◆ WORK INSTRUCTIONS ◆
Look through the listing and locate every line containing the word "matplotlib"; copy those lines.
□ □ □ □ □
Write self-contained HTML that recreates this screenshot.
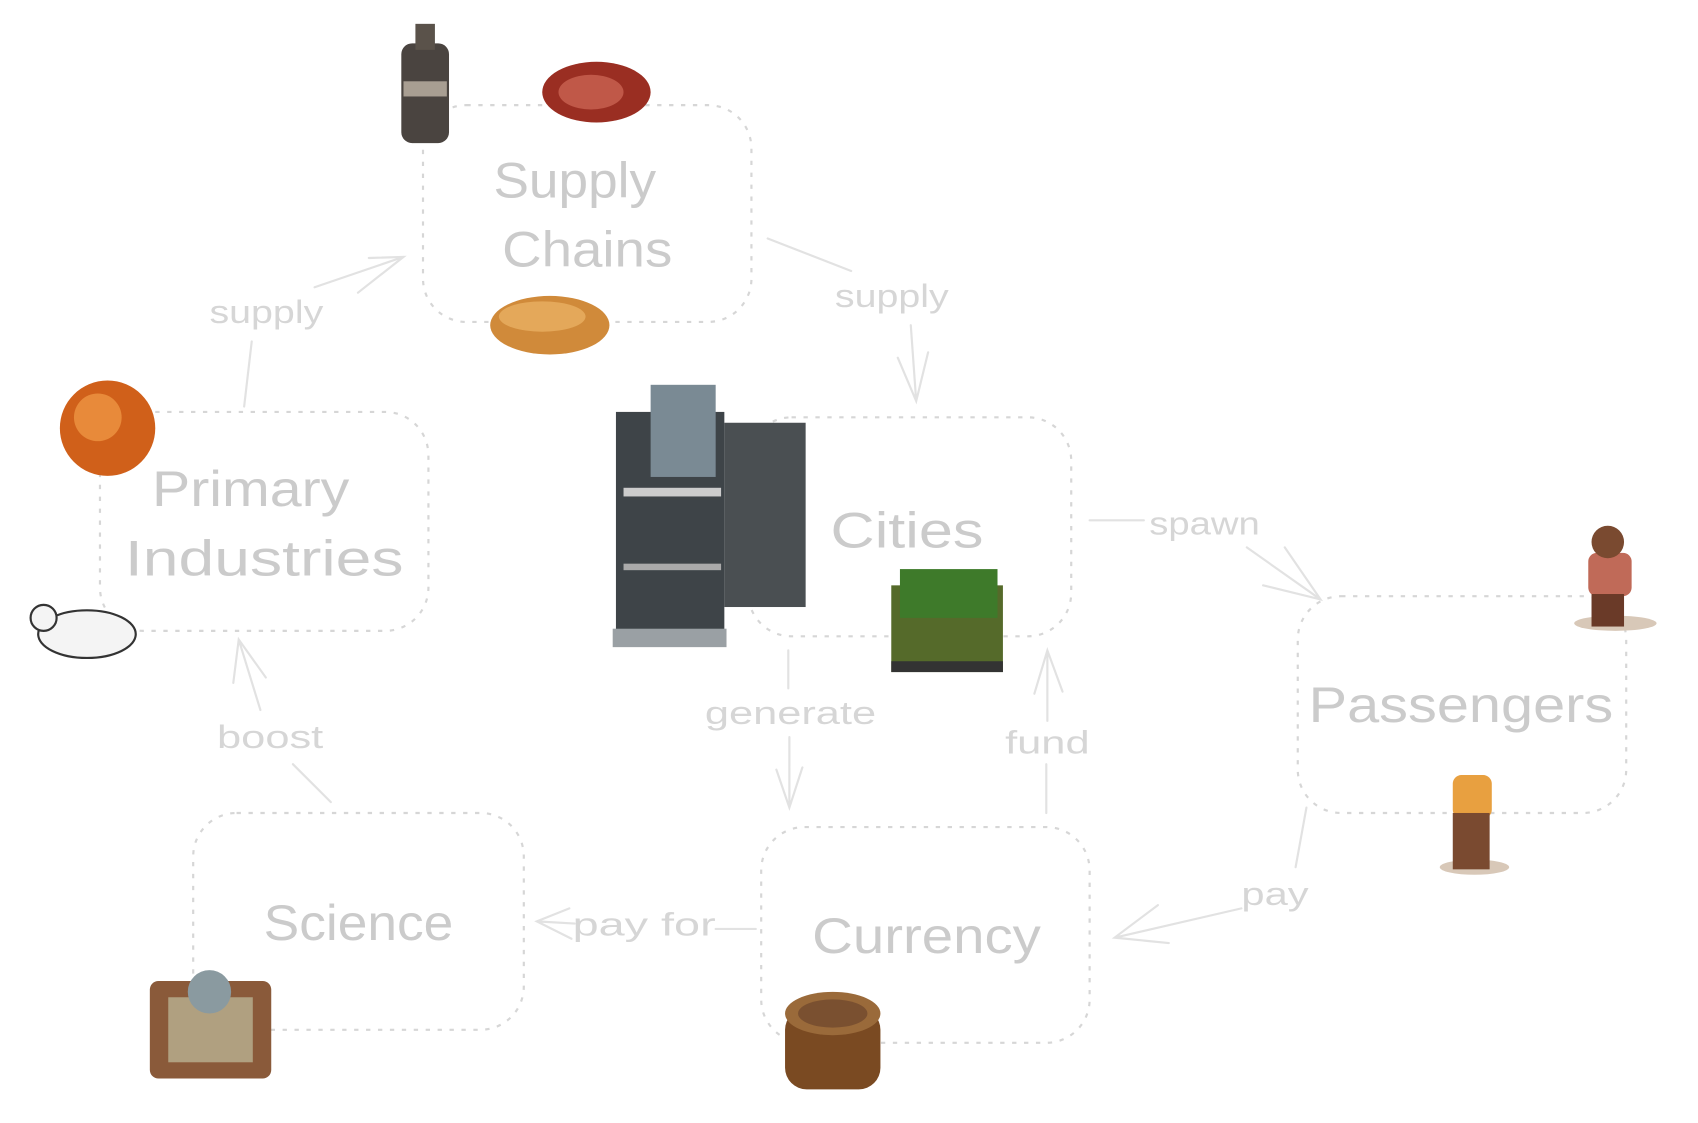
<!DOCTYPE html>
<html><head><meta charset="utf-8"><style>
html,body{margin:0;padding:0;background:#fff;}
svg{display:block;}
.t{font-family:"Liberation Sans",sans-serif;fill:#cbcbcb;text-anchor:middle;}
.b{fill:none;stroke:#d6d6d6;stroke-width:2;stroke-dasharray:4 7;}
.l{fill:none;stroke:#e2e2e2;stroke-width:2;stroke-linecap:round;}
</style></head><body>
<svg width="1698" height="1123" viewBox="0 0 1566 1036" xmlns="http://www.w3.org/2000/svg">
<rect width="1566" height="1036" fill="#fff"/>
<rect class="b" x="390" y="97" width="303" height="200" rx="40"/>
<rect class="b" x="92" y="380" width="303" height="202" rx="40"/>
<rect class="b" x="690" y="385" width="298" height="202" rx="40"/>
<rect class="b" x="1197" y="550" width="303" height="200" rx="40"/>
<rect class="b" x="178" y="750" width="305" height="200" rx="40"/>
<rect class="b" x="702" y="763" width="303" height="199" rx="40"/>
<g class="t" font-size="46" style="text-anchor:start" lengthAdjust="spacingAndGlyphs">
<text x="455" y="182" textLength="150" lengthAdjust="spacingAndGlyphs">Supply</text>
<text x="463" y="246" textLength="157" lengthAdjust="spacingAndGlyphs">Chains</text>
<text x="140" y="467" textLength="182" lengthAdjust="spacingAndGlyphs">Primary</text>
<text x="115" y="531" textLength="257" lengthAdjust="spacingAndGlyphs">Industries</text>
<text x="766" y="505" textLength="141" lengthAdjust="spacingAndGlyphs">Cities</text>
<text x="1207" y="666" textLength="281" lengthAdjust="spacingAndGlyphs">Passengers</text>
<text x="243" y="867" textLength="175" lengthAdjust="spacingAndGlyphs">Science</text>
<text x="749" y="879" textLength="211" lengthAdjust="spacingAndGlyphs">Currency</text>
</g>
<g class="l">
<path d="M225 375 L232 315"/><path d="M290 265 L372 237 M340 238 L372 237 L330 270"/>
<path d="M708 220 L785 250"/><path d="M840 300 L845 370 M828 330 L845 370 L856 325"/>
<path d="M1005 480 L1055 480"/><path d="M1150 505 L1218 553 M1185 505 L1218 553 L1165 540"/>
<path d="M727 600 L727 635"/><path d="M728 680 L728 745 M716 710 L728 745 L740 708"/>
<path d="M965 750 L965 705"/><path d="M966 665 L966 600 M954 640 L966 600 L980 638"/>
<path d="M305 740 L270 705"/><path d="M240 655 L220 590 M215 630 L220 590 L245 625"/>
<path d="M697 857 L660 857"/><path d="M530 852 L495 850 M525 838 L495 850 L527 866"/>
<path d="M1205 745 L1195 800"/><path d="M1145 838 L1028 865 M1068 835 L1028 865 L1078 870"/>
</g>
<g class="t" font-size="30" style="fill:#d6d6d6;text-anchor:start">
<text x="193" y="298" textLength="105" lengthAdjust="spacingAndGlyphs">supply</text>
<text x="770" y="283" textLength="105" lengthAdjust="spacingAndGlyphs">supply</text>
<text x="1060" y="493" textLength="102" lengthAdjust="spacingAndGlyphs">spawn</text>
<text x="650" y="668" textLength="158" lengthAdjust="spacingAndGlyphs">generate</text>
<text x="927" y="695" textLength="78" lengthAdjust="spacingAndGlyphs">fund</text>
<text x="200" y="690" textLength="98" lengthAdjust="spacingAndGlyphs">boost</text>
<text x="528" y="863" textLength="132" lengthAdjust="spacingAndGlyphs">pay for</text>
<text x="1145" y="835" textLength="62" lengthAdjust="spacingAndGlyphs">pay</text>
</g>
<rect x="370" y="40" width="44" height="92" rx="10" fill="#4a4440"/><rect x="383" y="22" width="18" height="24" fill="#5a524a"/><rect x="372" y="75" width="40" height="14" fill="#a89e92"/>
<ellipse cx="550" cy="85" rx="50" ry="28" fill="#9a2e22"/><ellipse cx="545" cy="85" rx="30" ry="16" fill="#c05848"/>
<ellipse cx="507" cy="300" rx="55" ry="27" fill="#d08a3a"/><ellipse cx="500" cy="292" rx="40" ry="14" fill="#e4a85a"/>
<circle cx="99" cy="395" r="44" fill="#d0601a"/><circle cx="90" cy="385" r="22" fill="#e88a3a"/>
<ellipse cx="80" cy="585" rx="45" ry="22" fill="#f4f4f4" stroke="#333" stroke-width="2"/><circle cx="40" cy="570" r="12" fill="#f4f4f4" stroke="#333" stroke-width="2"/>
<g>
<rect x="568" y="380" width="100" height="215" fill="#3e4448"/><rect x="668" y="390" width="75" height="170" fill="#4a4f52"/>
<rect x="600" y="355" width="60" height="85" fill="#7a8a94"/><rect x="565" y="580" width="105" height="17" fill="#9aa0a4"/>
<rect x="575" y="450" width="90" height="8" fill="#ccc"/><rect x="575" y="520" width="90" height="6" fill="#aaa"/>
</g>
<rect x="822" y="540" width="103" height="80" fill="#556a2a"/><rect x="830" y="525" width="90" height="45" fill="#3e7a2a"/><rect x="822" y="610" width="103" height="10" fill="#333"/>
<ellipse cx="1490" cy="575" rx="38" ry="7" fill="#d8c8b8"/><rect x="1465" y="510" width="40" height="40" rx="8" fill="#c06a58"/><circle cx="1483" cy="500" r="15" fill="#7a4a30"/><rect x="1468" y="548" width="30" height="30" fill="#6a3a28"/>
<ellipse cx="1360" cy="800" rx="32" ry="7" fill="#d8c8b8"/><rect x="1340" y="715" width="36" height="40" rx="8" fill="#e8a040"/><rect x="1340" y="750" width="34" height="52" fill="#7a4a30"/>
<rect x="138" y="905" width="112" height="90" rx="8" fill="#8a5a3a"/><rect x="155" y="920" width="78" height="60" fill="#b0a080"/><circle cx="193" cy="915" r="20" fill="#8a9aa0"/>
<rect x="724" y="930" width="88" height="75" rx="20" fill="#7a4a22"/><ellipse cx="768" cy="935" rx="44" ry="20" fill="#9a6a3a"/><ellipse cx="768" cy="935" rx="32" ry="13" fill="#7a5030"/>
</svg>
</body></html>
□ □ □ □ □
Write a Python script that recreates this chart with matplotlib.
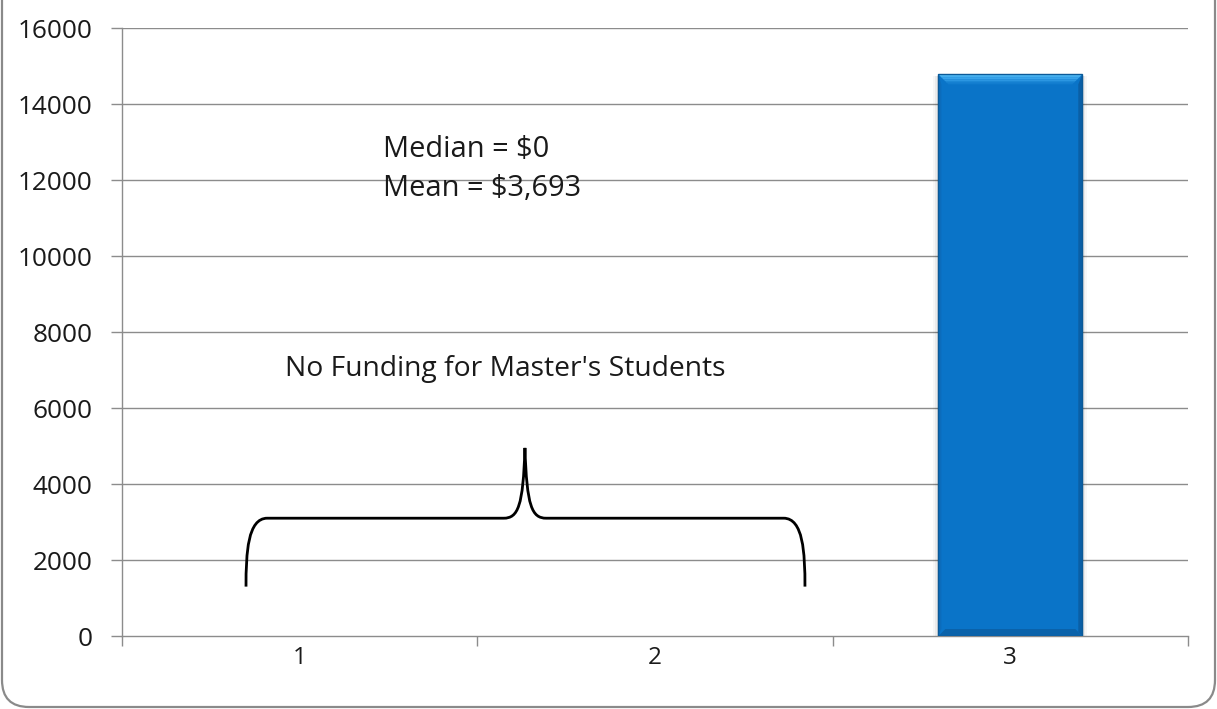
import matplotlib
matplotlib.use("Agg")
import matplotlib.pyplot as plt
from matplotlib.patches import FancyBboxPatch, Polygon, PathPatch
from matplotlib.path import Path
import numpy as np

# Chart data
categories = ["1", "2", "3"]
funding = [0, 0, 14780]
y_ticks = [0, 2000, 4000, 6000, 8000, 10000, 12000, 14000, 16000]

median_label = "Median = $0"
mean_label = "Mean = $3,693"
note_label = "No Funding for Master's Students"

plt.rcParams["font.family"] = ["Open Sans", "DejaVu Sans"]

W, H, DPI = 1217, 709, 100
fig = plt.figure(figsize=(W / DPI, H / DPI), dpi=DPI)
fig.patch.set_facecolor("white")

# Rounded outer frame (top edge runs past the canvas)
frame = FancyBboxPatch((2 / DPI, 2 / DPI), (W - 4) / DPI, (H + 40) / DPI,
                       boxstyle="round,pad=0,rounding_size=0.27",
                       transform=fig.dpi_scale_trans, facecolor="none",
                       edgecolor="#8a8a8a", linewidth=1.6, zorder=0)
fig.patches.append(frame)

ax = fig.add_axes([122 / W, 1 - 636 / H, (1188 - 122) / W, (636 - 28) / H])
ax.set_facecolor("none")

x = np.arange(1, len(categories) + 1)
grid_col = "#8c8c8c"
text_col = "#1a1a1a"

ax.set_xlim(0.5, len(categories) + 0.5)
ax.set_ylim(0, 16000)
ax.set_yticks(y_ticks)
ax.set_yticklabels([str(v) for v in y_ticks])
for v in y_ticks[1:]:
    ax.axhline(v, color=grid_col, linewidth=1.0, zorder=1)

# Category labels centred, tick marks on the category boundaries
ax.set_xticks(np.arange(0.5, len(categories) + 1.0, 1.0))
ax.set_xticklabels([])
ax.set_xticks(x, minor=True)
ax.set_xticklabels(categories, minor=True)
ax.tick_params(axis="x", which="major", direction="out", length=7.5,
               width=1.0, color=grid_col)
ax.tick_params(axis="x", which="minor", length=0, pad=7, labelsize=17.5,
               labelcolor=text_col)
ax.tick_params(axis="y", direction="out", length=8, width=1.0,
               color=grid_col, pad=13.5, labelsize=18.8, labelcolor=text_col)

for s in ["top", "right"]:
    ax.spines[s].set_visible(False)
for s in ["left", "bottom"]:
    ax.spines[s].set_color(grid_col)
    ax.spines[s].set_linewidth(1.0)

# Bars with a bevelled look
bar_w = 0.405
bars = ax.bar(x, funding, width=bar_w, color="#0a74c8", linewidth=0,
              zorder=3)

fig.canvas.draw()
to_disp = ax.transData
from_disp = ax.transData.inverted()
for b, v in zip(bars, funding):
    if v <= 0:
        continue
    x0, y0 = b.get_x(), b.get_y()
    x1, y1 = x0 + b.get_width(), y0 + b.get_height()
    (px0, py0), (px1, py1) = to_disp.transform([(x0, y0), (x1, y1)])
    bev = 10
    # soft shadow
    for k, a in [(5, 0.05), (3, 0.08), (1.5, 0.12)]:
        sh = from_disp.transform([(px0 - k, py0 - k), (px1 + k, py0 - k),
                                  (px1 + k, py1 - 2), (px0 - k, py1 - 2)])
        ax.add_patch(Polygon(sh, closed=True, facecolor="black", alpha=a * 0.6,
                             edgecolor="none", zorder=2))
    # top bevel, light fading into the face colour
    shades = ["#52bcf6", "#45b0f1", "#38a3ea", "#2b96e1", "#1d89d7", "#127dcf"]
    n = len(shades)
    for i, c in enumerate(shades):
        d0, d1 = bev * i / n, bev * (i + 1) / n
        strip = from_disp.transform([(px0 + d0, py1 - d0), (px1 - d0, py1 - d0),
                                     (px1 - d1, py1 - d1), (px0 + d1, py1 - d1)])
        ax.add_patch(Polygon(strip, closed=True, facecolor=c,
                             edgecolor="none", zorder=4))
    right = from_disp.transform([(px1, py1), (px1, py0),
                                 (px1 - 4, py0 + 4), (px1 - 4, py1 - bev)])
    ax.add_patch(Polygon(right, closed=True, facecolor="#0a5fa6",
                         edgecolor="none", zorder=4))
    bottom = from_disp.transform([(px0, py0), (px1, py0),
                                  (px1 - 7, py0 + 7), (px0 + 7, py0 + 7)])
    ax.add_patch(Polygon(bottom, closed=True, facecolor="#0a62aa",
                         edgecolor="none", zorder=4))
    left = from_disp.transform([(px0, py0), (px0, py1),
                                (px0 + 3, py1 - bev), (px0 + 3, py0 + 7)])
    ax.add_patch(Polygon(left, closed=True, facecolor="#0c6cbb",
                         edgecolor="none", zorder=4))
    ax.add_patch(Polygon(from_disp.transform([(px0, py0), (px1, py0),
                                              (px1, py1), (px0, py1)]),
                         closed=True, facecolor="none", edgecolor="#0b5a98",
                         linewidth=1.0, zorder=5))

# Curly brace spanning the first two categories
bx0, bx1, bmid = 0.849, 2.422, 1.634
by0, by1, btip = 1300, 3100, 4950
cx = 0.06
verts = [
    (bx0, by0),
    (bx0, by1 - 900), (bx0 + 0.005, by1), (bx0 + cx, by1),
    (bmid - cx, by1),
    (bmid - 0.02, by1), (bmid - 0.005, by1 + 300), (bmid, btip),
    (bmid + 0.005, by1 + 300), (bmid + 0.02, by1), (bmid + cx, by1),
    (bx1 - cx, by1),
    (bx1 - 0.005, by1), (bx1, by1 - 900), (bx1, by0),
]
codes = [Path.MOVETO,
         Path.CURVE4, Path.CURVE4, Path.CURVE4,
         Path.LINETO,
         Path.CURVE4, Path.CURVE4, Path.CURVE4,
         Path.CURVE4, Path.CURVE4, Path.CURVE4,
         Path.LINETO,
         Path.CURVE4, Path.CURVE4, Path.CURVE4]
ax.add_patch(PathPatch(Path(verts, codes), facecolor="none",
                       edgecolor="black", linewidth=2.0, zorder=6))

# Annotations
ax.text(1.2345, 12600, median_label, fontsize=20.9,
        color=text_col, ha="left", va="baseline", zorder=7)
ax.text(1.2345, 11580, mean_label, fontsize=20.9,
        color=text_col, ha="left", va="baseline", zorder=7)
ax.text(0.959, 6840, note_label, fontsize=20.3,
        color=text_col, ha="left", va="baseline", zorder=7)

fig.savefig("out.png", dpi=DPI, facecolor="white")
□ □ □ □ □
◆ RESULT FOR THIS TASK ◆
Write a Python script that recreates this chart with matplotlib.
import matplotlib
matplotlib.use("Agg")
import matplotlib.pyplot as plt
from matplotlib.patches import FancyBboxPatch, Polygon, PathPatch
from matplotlib.path import Path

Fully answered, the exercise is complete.